Data Storage in Snowflake
Snowflake uses a unique architecture that combines the best features of traditional databases and cloud-based storage. Here’s a detailed look at how data is stored:
1. Data Organization:
- Micro-partitions: Snowflake stores data in micro-partitions, which are small, contiguous units of storage. Each micro-partition contains data for a specific range of values and is stored in columnar format. This allows for efficient compression and retrieval.
- Columnar Storage: Unlike row-based storage, Snowflake stores data by columns rather than rows. This columnar storage format allows for more efficient queries, particularly for analytical queries that often aggregate or filter data across specific columns.
2. Data Compression:
- Snowflake automatically compresses data stored in micro-partitions. The compression is applied at the column level, which helps reduce storage costs and improve query performance.
3. Metadata and Indexes:
- Metadata Management: Snowflake maintains metadata about the data stored in micro-partitions. This metadata includes information about data types, partitioning, and data distribution, which helps optimize query execution.
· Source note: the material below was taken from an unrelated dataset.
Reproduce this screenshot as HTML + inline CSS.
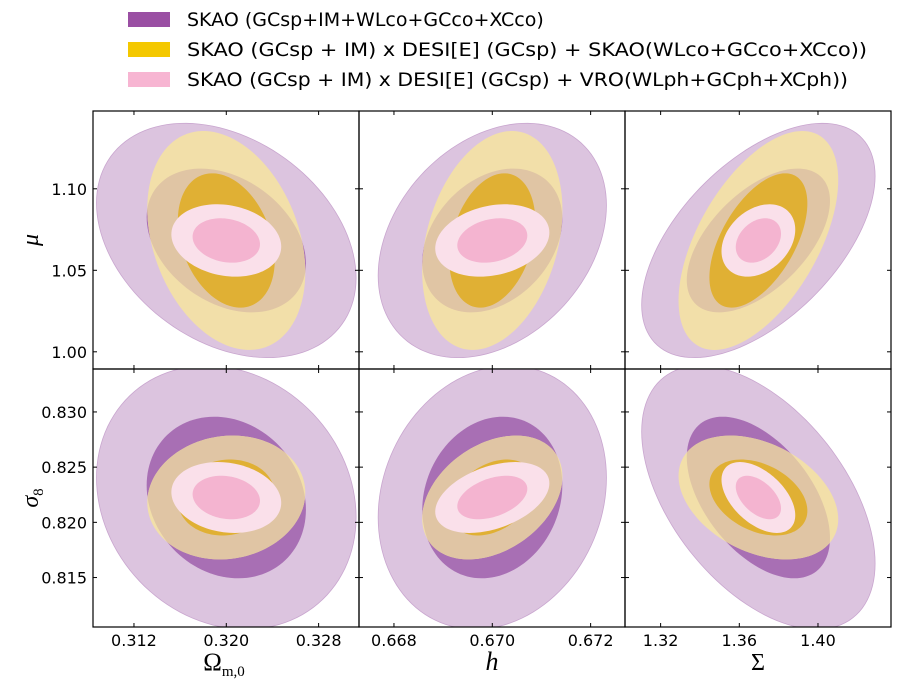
<!DOCTYPE html>
<html><head><meta charset="utf-8"><style>
html,body{margin:0;padding:0;background:#fff;}
svg{display:block;}
text{font-family:"DejaVu Sans","Liberation Sans",sans-serif;fill:#000;}
text.serif{font-family:"Liberation Serif","DejaVu Serif",serif;}
</style></head><body>
<svg id="fig" width="906" height="696" viewBox="0 0 906 696">
<g>
<g><rect x="128" y="12" width="42" height="15" fill="#9a4fa3"/><text x="187" y="26" font-size="19">SKAO (GCsp+IM+WLco+GCco+XCco)</text></g>
<g><rect x="128" y="42" width="42" height="15" fill="#f4c800"/><text x="187" y="56" font-size="19" textLength="680" lengthAdjust="spacingAndGlyphs">SKAO (GCsp + IM) x DESI[E] (GCsp) + SKAO(WLco+GCco+XCco))</text></g>
<g><rect x="128" y="72" width="42" height="15" fill="#f7b5d2"/><text x="187" y="86" font-size="19" textLength="661" lengthAdjust="spacingAndGlyphs">SKAO (GCsp + IM) x DESI[E] (GCsp) + VRO(WLph+GCph+XCph))</text></g>
</g>
<g id="panels"></g>
<text class="serif" x="38" y="240" font-size="24" font-style="italic" text-anchor="middle" transform="rotate(-90 38 240)">μ</text>
<text class="serif" x="38" y="498" font-size="24" font-style="italic" text-anchor="middle" transform="rotate(-90 38 498)">σ<tspan font-size="15" font-style="normal" dy="5">8</tspan></text>
<text class="serif" x="224" y="670" font-size="25" text-anchor="middle">Ω<tspan font-size="15" dy="6">m,0</tspan></text>
<text class="serif" x="492" y="670" font-size="26" font-style="italic" text-anchor="middle">h</text>
<text class="serif" x="758" y="670" font-size="24" text-anchor="middle">Σ</text>
</svg>
<script>
// ---- data ----
const xParams = ["omega_m0","h","Sigma"];
const yParams = ["mu","sigma8"];
const fiducialX = [0.320, 0.670, 1.3697];
const fiducialY = [1.0683, 0.82225];
const xLimits = [[0.30845,0.3315],[0.667289,0.672699],[1.30189,1.43712]];
const yLimits = [[0.98945,1.14773],[0.81052,0.83389]];
const xTicks = [[0.312,0.320,0.328],[0.668,0.670,0.672],[1.32,1.36,1.40]];
const xTickLabels = [["0.312","0.320","0.328"],["0.668","0.670","0.672"],["1.32","1.36","1.40"]];
const yTicks = [[1.00,1.05,1.10],[0.815,0.820,0.825,0.830]];
const yTickLabels = [["1.00","1.05","1.10"],["0.815","0.820","0.825","0.830"]];
const seriesNames = ["skao","skao-desi","skao-desi-vro"];
// 1-sigma-contour half-extents per series
const errX_skao = [0.0069, 0.001424, 0.0364];
const errX_desi = [0.0042, 0.000875, 0.0249];
const errX_vro  = [0.00292, 0.000712, 0.0115];
const errY_skao = [0.0441, 0.00732];
const errY_desi = [0.0412, 0.00344];
const errY_vro  = [0.01362, 0.00197];
// correlation [row][col]
const rho_skao = [[-0.32,0.30,0.55],[-0.15,0.15,-0.50]];
const rho_desi = [[-0.29,0.28,0.55],[0.08,0.34,-0.35]];
const rho_vro  = [[-0.17,0.22,0.30],[-0.15,0.40,-0.50]];
const outerScale = 1.63;

const NS="http://www.w3.org/2000/svg";
const colX=[93,359,625], W=266, rowY=[111,369], H=258;
const colors=[["#dcc4df","#a86fb4"],["#f2dfa9","#e0b034"],["#fae0ea","#f4b4d0"]];
const TAN="#e0c5a4";
const errX=[errX_skao,errX_desi,errX_vro], errY=[errY_skao,errY_desi,errY_vro], rhos=[rho_skao,rho_desi,rho_vro];
const root=document.getElementById('panels');
function mk(tag,attrs,parent){const e=document.createElementNS(NS,tag);for(const k in attrs)e.setAttribute(k,attrs[k]);parent.appendChild(e);return e;}
for(let r=0;r<2;r++)for(let c=0;c<3;c++){
  const x0=colX[c],y0=rowY[r];
  const sx=v=>x0+(v-xLimits[c][0])/(xLimits[c][1]-xLimits[c][0])*W;
  const sy=v=>y0+H-(v-yLimits[r][0])/(yLimits[r][1]-yLimits[r][0])*H;
  const g=mk('g',{},root);
  
  
  const cid='clip'+r+c;
  const cp=mk('clipPath',{id:cid},g);mk('rect',{x:x0,y:y0,width:W,height:H},cp);
  const cg=mk('g',{'clip-path':'url(#'+cid+')'},g);
  function ell(s,k){
    const hx=errX[s][c],hy=errY[s][r],rho=rhos[s][r][c];
    let d='';
    for(let i=0;i<=120;i++){const t=i/120*2*Math.PI;
      const xv=fiducialX[c]+k*hx*Math.cos(t);
      const yv=fiducialY[r]+k*hy*(rho*Math.cos(t)+Math.sqrt(1-rho*rho)*Math.sin(t));
      d+=(i?'L':'M')+sx(xv).toFixed(2)+','+sy(yv).toFixed(2);}
    return d+'Z';
  }
  for(let s=0;s<3;s++){
    for(let lvl=0;lvl<2;lvl++){
      const d=ell(s,lvl===0?outerScale:1);
      const p=mk('path',{d:d,fill:colors[s][lvl]},cg);
      if(s===0&&lvl===0){p.setAttribute('stroke','#c9a6cf');p.setAttribute('stroke-width','0.8');}
      
      
      if(s===1&&lvl===0){
        const oc='ov'+r+c;
        const ocp=mk('clipPath',{id:oc},g);mk('path',{d:d},ocp);
        const t=mk('path',{d:ell(0,1),fill:TAN,'clip-path':'url(#'+oc+')'},cg);
        
        
      }
    }
  }
  mk('rect',{x:x0,y:y0,width:W,height:H,fill:'none',stroke:'#000','stroke-width':1.2},g);
  xTicks[c].forEach((v,i)=>{const X=sx(v);
    mk('line',{x1:X,x2:X,y1:y0+H,y2:y0+H-4,stroke:'#000'},g);
    mk('line',{x1:X,x2:X,y1:y0,y2:y0+4,stroke:'#000'},g);
    if(r===1){const t=mk('text',{x:X,y:y0+H+19,'font-size':16,'text-anchor':'middle'},g);t.textContent=xTickLabels[c][i];
      
      }
  });
  yTicks[r].forEach((v,i)=>{const Y=sy(v);
    mk('line',{x1:x0,x2:x0+4,y1:Y,y2:Y,stroke:'#000'},g);
    mk('line',{x1:x0+W,x2:x0+W-4,y1:Y,y2:Y,stroke:'#000'},g);
    if(c===0){const t=mk('text',{x:x0-6,y:Y+6,'font-size':16,'text-anchor':'end'},g);t.textContent=yTickLabels[r][i];
      
      }
  });
}
</script>
</body></html>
- Automatic Indexing: Snowflake handles indexing automatically, so you don’t need to manually create or manage indexes. This feature enhances performance by ensuring efficient data access.
4. Data Storage
Example: Imagine you work for a retail company, and you have a dataset containing sales transactions. You load this dataset into Snowflake. Here’s how Snowflake handles this data:
- The sales data is divided into micro-partitions.
- Each micro-partition stores data in a columnar format, such as Emp Id , Emp Name, Salary, and Dept Id.
- Snowflake compresses this data and stores it in a highly optimized format to reduce storage costs and speed up query performance.
Performance Considerations
Several factors can affect performance in Snowflake, even though it’s designed to handle large-scale data efficiently:
1. Query Design:
- Efficient Querying: Well-designed queries that leverage Snowflake’s columnar storage can significantly impact performance. For example, selecting specific columns instead of using SELECT * can reduce the amount of data scanned and improve query performance.
- Filtering and Aggregation: Using appropriate filters and aggregation functions helps in minimizing the amount of data processed, which speeds up query execution.
2. Data Distribution:
- Micro-partition Size: The size and distribution of micro-partitions can impact performance. Snowflake handles micro-partitioning automatically, but if your data is not evenly distributed, it may affect query performance. For example, if you have a table with highly skewed data, queries filtering on the skewed column might be slower.
3. Concurrency:
- Virtual Warehouses: Snowflake uses virtual warehouses to handle query processing. Performance can be affected by the size and configuration of these warehouses. For instance, if multiple users run complex queries simultaneously, it may impact the performance if the virtual warehouse is not sized appropriately.
4. Caching:
- Result Caching: Snowflake caches the results of queries. If the same query is executed multiple times, the results can be retrieved from the cache, significantly improving performance.
- Data Caching: Snowflake also caches frequently accessed data, which speeds up subsequent queries involving the same data.
Conclusion
Snowflake’s architecture, with its columnar storage, micro-partitions, and automatic compression, significantly enhances data management and query performance. By optimizing query design and leveraging Snowflake’s features, you can achieve efficient data storage and fast, insightful analytics. Mastering these elements will ensure your data operations are both cost-effective and high-performing.